Companies operating on this scale will need to have a clear understanding of how data flows in the company to ensure that cross-border data transfers are compliant.
This is just one example of how GDPR is introducing formal processes for issues not previously covered by the DPA. Another area that the ruling focusses on is when a data breach occurs.
In 2016, it was revealed that Yahoo had suffered a cyberattack that resulted in three billion users having their account details leaked. What was appalling to the public, however, was that the attack had taken place three years prior to the incident being reported.
Unfortunately, this is not an isolated incident. In 2017, Uber revealed that data of its users had been held to ransom by hackers in 2016, prompting similar backlash to the Yahoo breach.
Under GDPR, companies are required to report a breach within 72 hours of its discovery. This includes notifying the country’s DPA regulator, which in the UK is the Information Commissioner’s Office (ICO), and the people it impacts.
Businesses should also consider taking additional steps to avoid the detrimental impact cyber breaches can have on its employees and customers.
Preparing to succeed
Identity management is just one example that allows companies to restrict access to certain resources within a system. Identity management can define what users can accomplish on the network depending on varying factors including the person’s location and device type.
With the rise in cloud computing among businesses, extra measures should also be taken to safeguard this data. A survey found that 41% of businesses were using the public cloud for their work, with 38% on a private cloud network. By implementing security measures like encryption software, businesses can prevent unauthorised access to digital information.
Taking these precautionary steps is necessary for businesses with more than 250 employees. This is because a business of this size, following the introduction of GDPR, must detail what information they are collecting and processing.

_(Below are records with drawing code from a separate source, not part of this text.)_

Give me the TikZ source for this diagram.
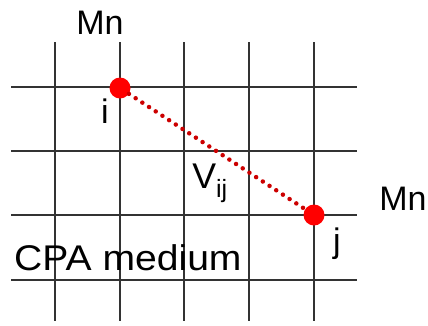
\documentclass[tikz,border=0pt]{standalone}
\usepackage{fontspec}
\setmainfont{Liberation Sans}
\begin{document}
\begin{tikzpicture}[x=1pt,y=-1pt,
  gridline/.style={line width=2pt,color=black!80},
  site/.style={circle,fill=red,inner sep=0pt,minimum size=21pt},
  lbl/.style={inner sep=0pt,font=\fontsize{34}{34}\selectfont},
  bond/.style={red!80!black,line width=4.5pt,line cap=round,dash pattern=on 0pt off 8pt}]
\useasboundingbox (0,0) rectangle (428,325);
\foreach \x in {55,120,184,249,314} \draw[gridline] (\x,42) -- (\x,321);
\foreach \y in {87,151,215,280} \draw[gridline] (11,\y) -- (357,\y);
\node[site] (i) at (120,88) {};
\node[site] (j) at (314,215) {};
\draw[bond] (i) -- (j);
\node[lbl] (mn1) at (100,23) {Mn};
\node[lbl] (mn2) at (403,199) {Mn};
\node[lbl] (li) at (105,111) {i};
\node[lbl] (lj) at (337,244) {j};
\node[lbl,anchor=west] (cpa) at (14,258) {\scalebox{1.15}[1.05]{CPA medium}};
\node[lbl] (v) at (210,183) {\scalebox{1.05}{V$_{\mathrm{ij}}$}};
\end{tikzpicture}
\end{document}
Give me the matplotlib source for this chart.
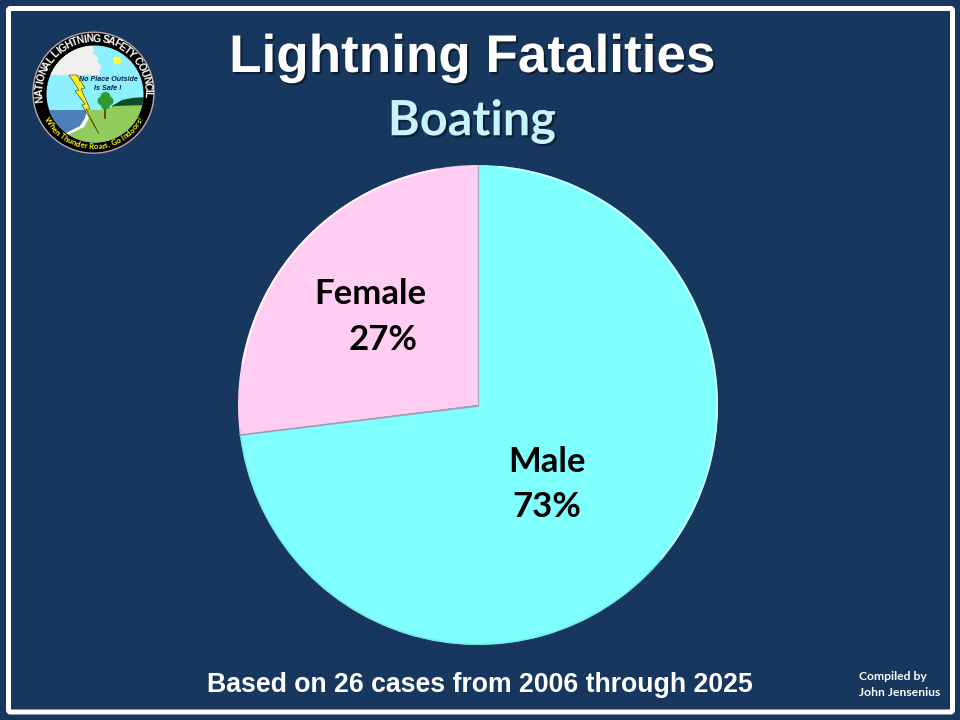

This includes how long the information will be stored for and what technical security measures are in place to safeguard the information.
In addition to identity management and encryption software, businesses can also consider various other security tools for their systems, including anti-ransomware, exploit prevention and access management.
Another notable change for companies that have regular and systematic monitoring of individual data, or process a vast amount of sensitive personal data, is that they will now be required to employ a data protection officer (DPO). Sensitive data refers to genetic data and any personal information such as religious and political views.
GDPR will have a wide-ranging impact on multinational businesses. Although some may be more prepared than others, each business’ status in complying with GDPR is different, with no one solution suiting all.
It’s fair to say that the GDPR is the most meaningful change in data privacy law since it was first established more than 20 years ago. Despite it currently only being enforced in the EU, many believe this will spark a revolution across the globe for the protection of data for individuals.
Businesses must prioritise updating their current systems to ensure their processing policies are compliant with the GDPR. Depending on the current position of a business, some may need more preparation than others. For example, not every business will be required to employ a DPO, but others may need to reorganise its HR team to help enforce GDPR compliance across a company.
With May just around the corner, businesses who have not already started preparing need to act now to avoid financial punishments and reputation repercussions.